Earlier this year, when Ward found out that the town government would allow the Rainbow Crosswalk to be permanent, he jumped right in and knew he would love to get involved. Ward admires the crosswalk not just for its looks, but more for what it represents and reveals about Westfield. “ I think it looks beautiful, but more than that I think it means that we are an open-minded town, are all-inclusive and it lets people know a lot about Westfield. I am very proud that I live here and that my 10-year-old son attends school here,” he said.
Tying all aspects of Ward’s story together is the quote that he lives by, “You have enemies. Good. That means you've stood up for something in your life.” (Winston Churchill). “I admire Churchill very much. He was a very strong person and when he had to, he would use force to accomplish what he had to get done. And I fully believe in that. I grew up in Northern Ireland and joined the Troubles, which is a war. I would see the Irish fighting for their rights against the English — and even though Churchill was English, I happen to agree with a lot that he said. What you need to stand for, you must do,” he said.

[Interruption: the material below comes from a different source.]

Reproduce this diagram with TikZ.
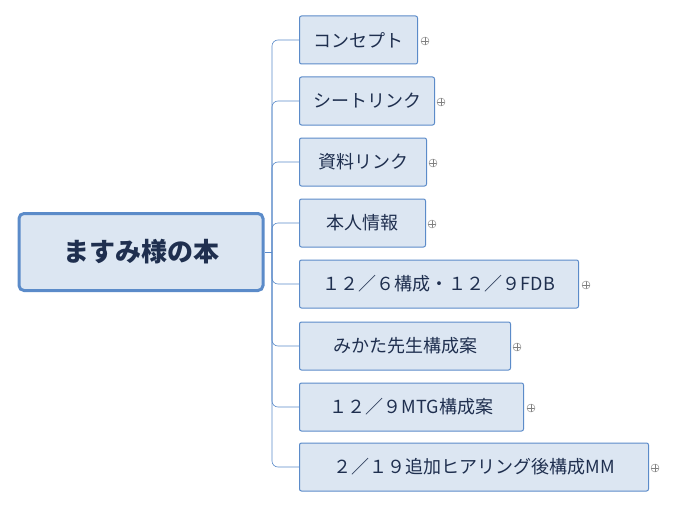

Additionally, Ward owns Selfie Stations NJ and plans to promote Pride month there as well. “I built Selfie Stations NJ and we are designing some of the booths for Pride month. We are adding the colors of the LGBTQ+ flag and on the window, we have a sticker that says proud sponsor of the crosswalk. It's something that's very near and dear to our hearts, and it's something that my brother and I both stood up for. We are raising my 10-year-old boy so he understands acceptances and that all of us are equal, regardless of whom we love.”